My boss said he wanted to get the read depth graph for each CNV we found. The only data I have is a file with the number of reads aligned to each position (let's say from position 1 to 500 on the genome) Let's say we have a CNV deletion identified from position 100 to 150 .. How am I suppose to output the read depth for that CNV ?
If you have a sorted and indexed bam file you could do
samtools view yourFile.bam chr1:1000-5000 | wc
this will give you the number of reads mapping over chromosome 1 from position 1000 to 5000. For comparison you should also do the same with the normal and, at least, normalise for total number of reads.
However, how did you figure out that you have a CNV in that region? What program did you use? Can't the program you used tell you?
also consider this is very crude, as the number of reads have noise.
You'll probably want to plot the read depth in small bins, so that you can visualize the changes more clearly. I'd recommend grabbing the CNV region, plus some flanks with samtools, then writing a little script that parses the output and returns the average depth of coverage in 100bp bins.
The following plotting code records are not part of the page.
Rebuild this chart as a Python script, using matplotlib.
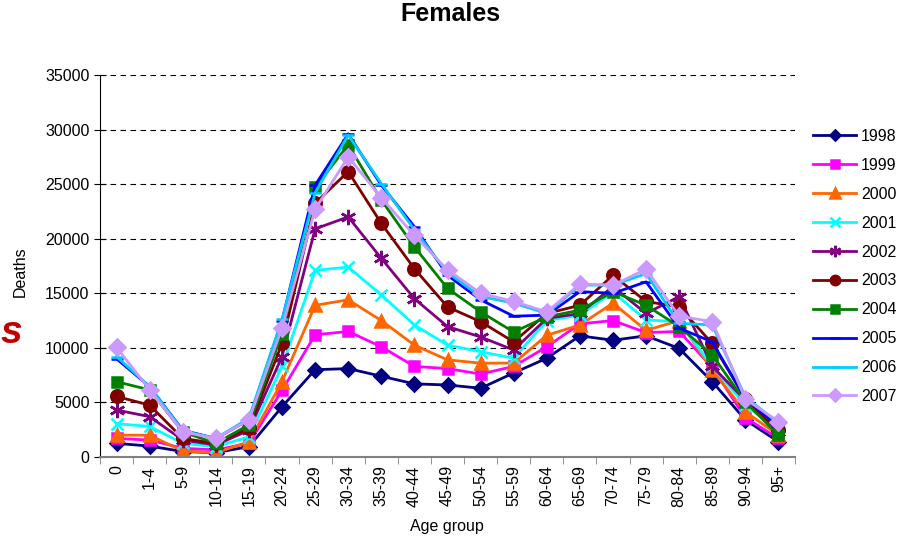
import matplotlib.pyplot as plt
from matplotlib.ticker import MultipleLocator, FixedLocator

plt.rcParams['font.family'] = ['Liberation Sans', 'DejaVu Sans']

# Age groups on the x axis
ages = ["0", "1-4", "5-9", "10-14", "15-19", "20-24", "25-29", "30-34", "35-39",
        "40-44", "45-49", "50-54", "55-59", "60-64", "65-69", "70-74", "75-79",
        "80-84", "85-89", "90-94", "95+"]

# Female deaths per year
d1998 = [1250, 1000, 500, 400, 950, 4600, 8000, 8100, 7400, 6700, 6600, 6300, 7700,
         9050, 11100, 10700, 11100, 9950, 6900, 3400, 1400]
d1999 = [1700, 1550, 800, 650, 1250, 6100, 11200, 11500, 10100, 8300, 8100, 7600, 8300,
         10100, 12200, 12500, 11400, 11500, 8200, 3600, 1700]
d2000 = [2000, 2000, 550, 380, 1400, 6900, 13900, 14400, 12500, 10250, 8900, 8600, 8600,
         11150, 12100, 14100, 11600, 12500, 7950, 4150, 2000]
d2001 = [3050, 2800, 1250, 950, 1850, 8300, 17100, 17400, 14850, 12100, 10250, 9650, 9050,
         12500, 13000, 15100, 12550, 12400, 8300, 4750, 2450]
d2002 = [4300, 3700, 1550, 1100, 2450, 9200, 20900, 22000, 18200, 14500, 11950, 11000, 9800,
         12700, 13150, 15600, 13150, 14700, 8300, 5200, 2300]
d2003 = [5550, 4750, 1700, 1250, 2650, 10400, 23250, 26150, 21400, 17250, 13750, 12400, 10550,
         13150, 13900, 16650, 14250, 13750, 10400, 5350, 2450]
d2004 = [6900, 6150, 2300, 1250, 2950, 11300, 24700, 28600, 23550, 19250, 15450, 13300, 11450,
         12850, 13450, 15150, 13900, 11950, 9350, 5050, 2000]
d2005 = [9000, 6450, 2450, 1700, 3400, 12500, 24900, 29600, 24900, 21100, 16650, 14400, 12900,
         13000, 15150, 15000, 16050, 11800, 10550, 5350, 2800]
d2006 = [9200, 6450, 2400, 1700, 3550, 12600, 24200, 29500, 25050, 20800, 16900, 14700, 14100,
         13150, 15750, 15750, 16800, 12250, 12100, 5500, 3100]
d2007 = [10050, 6150, 2300, 1700, 3400, 11850, 22700, 27500, 23750, 20300, 17150, 15000, 14250,
         13300, 15850, 15750, 17200, 12900, 12400, 5300, 3250]

years = ["1998", "1999", "2000", "2001", "2002", "2003", "2004", "2005", "2006", "2007"]
series = [d1998, d1999, d2000, d2001, d2002, d2003, d2004, d2005, d2006, d2007]

colors = ["#000080", "#FF00FF", "#FF6600", "#00FFFF", "#800080",
          "#800000", "#008000", "#0000FF", "#00CCFF", "#CC99FF"]
markers = ["D", "s", "^", "x", (6, 2, 0), "o", "s", "_", "_", "D"]
msizes = [7, 7, 9, 9, 11, 9, 7, 9, 9, 8]

fig = plt.figure(figsize=(9.01, 5.40), dpi=100)
ax = fig.add_axes([100 / 901, 1 - 457 / 540, 695 / 901, 382 / 540])

x = list(range(len(ages)))
for yr, vals, c, m, ms in zip(years, series, colors, markers, msizes):
    ax.plot(x, vals, color=c, lw=2, marker=m, markersize=ms,
            markerfacecolor=c, markeredgecolor=c, markeredgewidth=1.8, label=yr)

ax.set_xlim(-0.5, len(ages) - 0.5)
ax.set_ylim(0, 35000)
ax.yaxis.set_major_locator(MultipleLocator(5000))
ax.grid(axis="y", color="black", linestyle=(0, (5, 4)), lw=0.8)
ax.set_axisbelow(True)

ax.set_xticks(x)
ax.set_xticklabels(ages, rotation=90, fontsize=11.5)
ax.xaxis.set_minor_locator(FixedLocator([i - 0.5 for i in range(len(ages) + 1)]))
ax.tick_params(axis="x", which="major", length=0, pad=6)
ax.tick_params(axis="x", which="minor", length=5, color="#808080", direction="out")
ax.tick_params(axis="y", labelsize=11.5, direction="inout", length=8)

for s in ["top", "right"]:
    ax.spines[s].set_visible(False)
ax.spines["bottom"].set_color("#808080")
ax.spines["bottom"].set_linewidth(1.5)

fig.text(0.5, 1 - 21 / 540, "Females", ha="center", va="baseline",
         fontsize=18, weight="bold", family=["Liberation Sans Narrow", "Liberation Sans"])
fig.text(20 / 901, 1 - 272 / 540, "Deaths", rotation=90, ha="center", va="center", fontsize=11.5)
fig.text(447 / 901, 1 - 527 / 540, "Age group", ha="center", va="center", fontsize=11.5)
fig.text(1 / 901, 1 - 333 / 540, "s", ha="left", va="center", fontsize=28,
         weight="bold", style="italic", color="#C00000")

fig.legend(loc="upper left", bbox_to_anchor=(813 / 901, 1 - 129 / 540), frameon=False,
           fontsize=11.5, handlelength=2.7, handletextpad=0.3, labelspacing=0.87,
           markerscale=0.75, borderaxespad=0, borderpad=0)

fig.savefig("out.png", dpi=100)
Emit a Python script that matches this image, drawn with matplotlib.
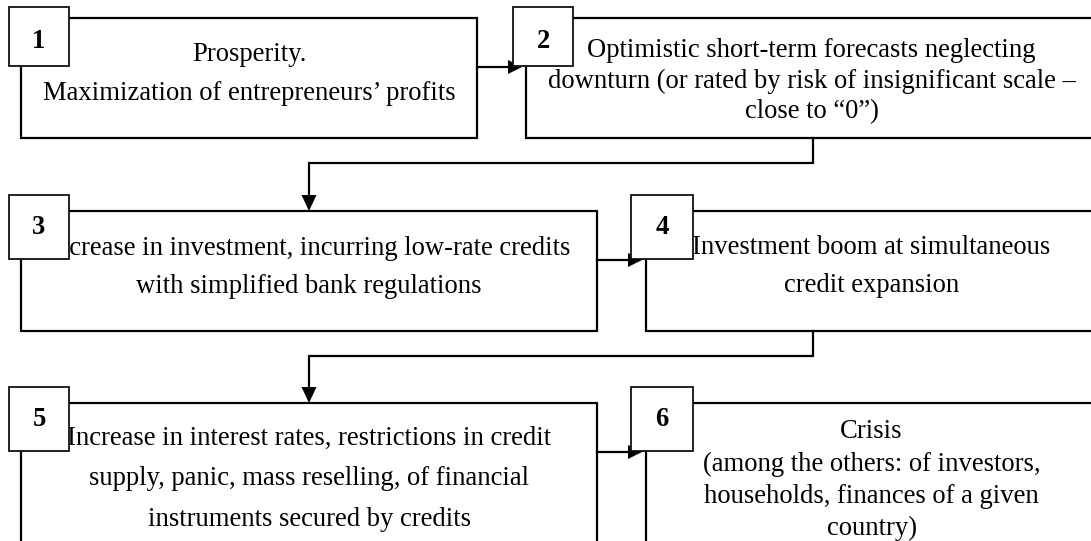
import matplotlib.pyplot as plt
from matplotlib.patches import Rectangle, Polygon

# step numbers and the text of each step (one entry per line)
steps = [1, 2, 3, 4, 5, 6]
step_text = [
    ["Prosperity.", "Maximization of entrepreneurs\u2019 profits"],
    ["Optimistic short-term forecasts neglecting",
     "downturn (or rated by risk of insignificant scale \u2013",
     "close to \u201c0\u201d)"],
    ["Increase in investment, incurring low-rate credits",
     "with simplified bank regulations"],
    ["Investment boom at simultaneous", "credit expansion"],
    ["Increase in interest rates, restrictions in credit",
     "supply, panic, mass reselling, of financial",
     "instruments secured by credits"],
    ["Crisis", "(among the others: of investors,",
     "households, finances of a given", "country)"],
]

# layout in pixels (x right, y down)
box_x = [(21, 477), (526, 1097), (21, 597), (646, 1097), (21, 597), (646, 1097)]
box_y = [(18, 138), (18, 138), (211, 331), (211, 331), (403, 570), (403, 570)]
sq_x = [(9, 69), (513, 573), (9, 69), (631, 693), (9, 69), (631, 693)]
sq_y = [(7, 66), (7, 66), (195, 259), (195, 259), (387, 451), (387, 451)]
num_y = [41, 41, 228, 228, 420, 420]
base_y = [[61, 100], [57, 88, 118], [255, 293], [254, 292],
          [445, 485, 526], [438, 471, 503, 535]]

font = 'Liberation Serif'
fs = 19.2

fig = plt.figure(figsize=(10.91, 5.41), dpi=100)
ax = fig.add_axes([0, 0, 1, 1])
ax.set_xlim(0, 1091)
ax.set_ylim(541, 0)
ax.axis('off')


def head(tip, direction, length=14, half=7):
    x, y = tip
    if direction == 'right':
        pts = [(x, y), (x - length, y - half), (x - length, y + half)]
    else:
        pts = [(x, y), (x - half, y - length), (x + half, y - length)]
    ax.add_patch(Polygon(pts, closed=True, color='k', lw=0, zorder=3))


for i in range(6):
    x0, x1 = box_x[i]
    y0, y1 = box_y[i]
    ax.add_patch(Rectangle((x0, y0), x1 - x0, y1 - y0, fill=False,
                           ec='k', lw=1.6, zorder=1))
    cx = (x0 + x1) / 2
    for line, by in zip(step_text[i], base_y[i]):
        ax.text(cx, by, line, ha='center', va='baseline', fontsize=fs,
                family=font, color='k', zorder=2)
    sx0, sx1 = sq_x[i]
    sy0, sy1 = sq_y[i]
    ax.add_patch(Rectangle((sx0, sy0), sx1 - sx0, sy1 - sy0, fc='white',
                           ec='#111111', lw=1.3, zorder=4))
    ax.text((sx0 + sx1) / 2, num_y[i], str(steps[i]), ha='center',
            va='center', fontsize=fs, family=font, weight='bold', zorder=5)

# horizontal arrows between the pairs of each row
for left, right in [(0, 1), (2, 3), (4, 5)]:
    y = sq_y[left][1] + 1
    tip = box_x[right][0] - 4
    ax.plot([box_x[left][1], tip - 10], [y, y], color='k', lw=1.6, zorder=2)
    head((tip, y), 'right')

# elbow connectors from the right box down to the next row
for upper, lower, ymid in [(1, 2, 163), (3, 4, 356)]:
    xs = [813, 813, 309, 309]
    ys = [box_y[upper][1], ymid, ymid, box_y[lower][0] - 12]
    ax.plot(xs, ys, color='k', lw=1.6, zorder=2, solid_joinstyle='miter')
    head((309, box_y[lower][0]), 'down', length=16, half=7.5)

fig.savefig('out.png', dpi=100)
Plot these values for the tumor and the normal across the region, and if all goes well, you'll see something like this:
Normal is on top, tumor is on bottom, and you can clearly see the deletion in the tumor.
AFAIK read depth for CNV is coverage for this region in alignment.
E.g. if you identified that there is no gene/region (deletion), then it's depth = 0.
E.g. if you identified 2 copies of the same region, then depth will be about twice as usual depth (given uniformity of coverage).